In the July 6, 2012 issue of The Lawyers Weekly, specific mention is made of 1318214 Ontario Limited v. Sobeys Capital Incorporated, a case where The Honourable Justice David Brown discussed the reality of allocating scarce judicial resources to parties seeking late-stage summary judgment motions. His Honour points to the time-consuming nature of such motions, which take a significant amount of time for a judge to consider before and after the hearing. It appears that trial dates are languishing while litigants prefer to proceed with a summary judgment motion.
Since the relaxation of the summary judgment Rules, these types of motions are on the rise. But if the motion is unsuccessful, it is difficult to see the benefit for the parties and the judicial system. The result is that a lot of resources have been consumed without a tangible result.

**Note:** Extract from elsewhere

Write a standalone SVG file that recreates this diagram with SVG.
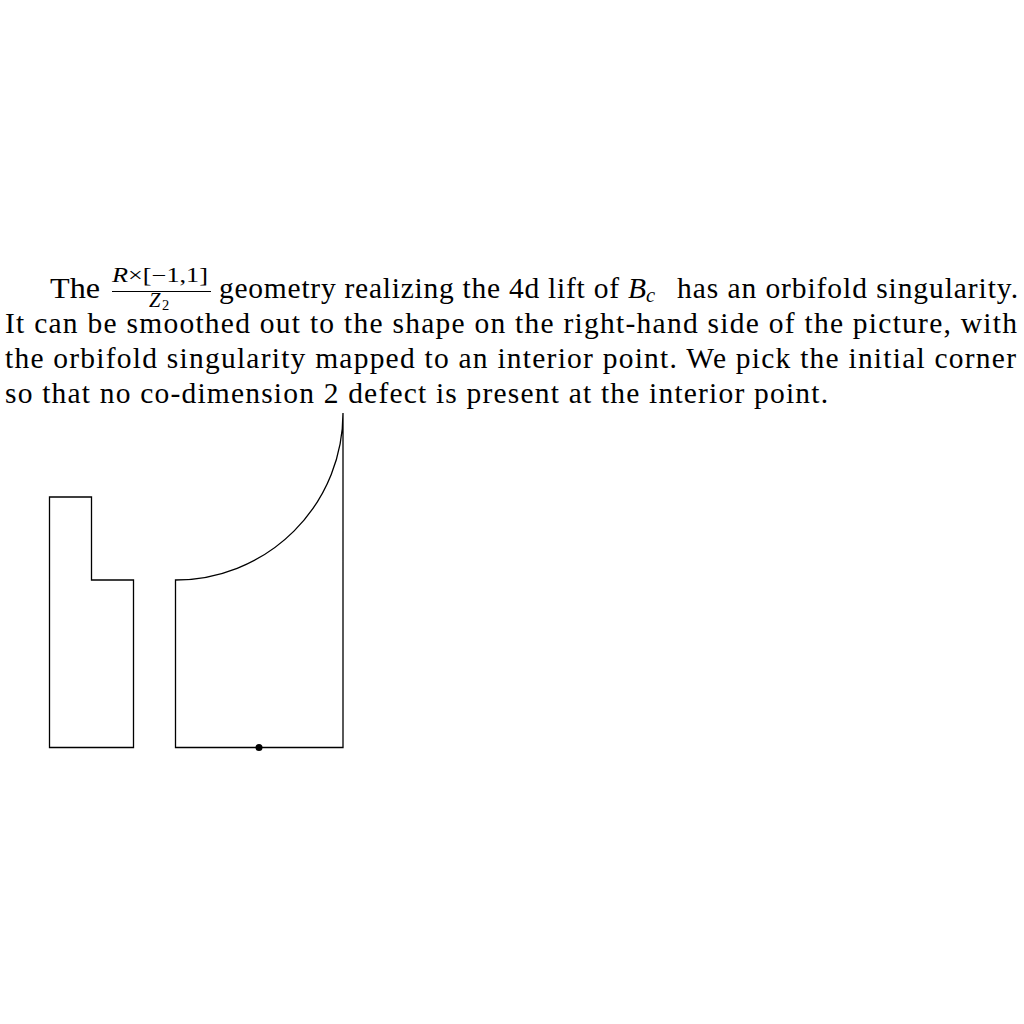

In the Sobeys case Justice Brown gives some guidance to us about when it is appropriate to bring a summary judgment motion:
“…The principle of Proportionality of Rule 1.04(1.1), when coupled with the reality of scarce judicial resources and the risk that the motion might not end the action, impose on a party wishing to schedule a one day or longer Post-Discovery summary judgment motion an obligation to demonstrate, at a scheduling conference, that the benefits of allowing such a motion to proceed outweigh the risks that the motion might fail, thereby saddling the parties with an unnecessary layer of additional litigation costs.”
This ruling follows the principle laid down by the Court of Appeal in Combined Air Mechanical Services Inc. v. Flesch that we addressed in a previous blog.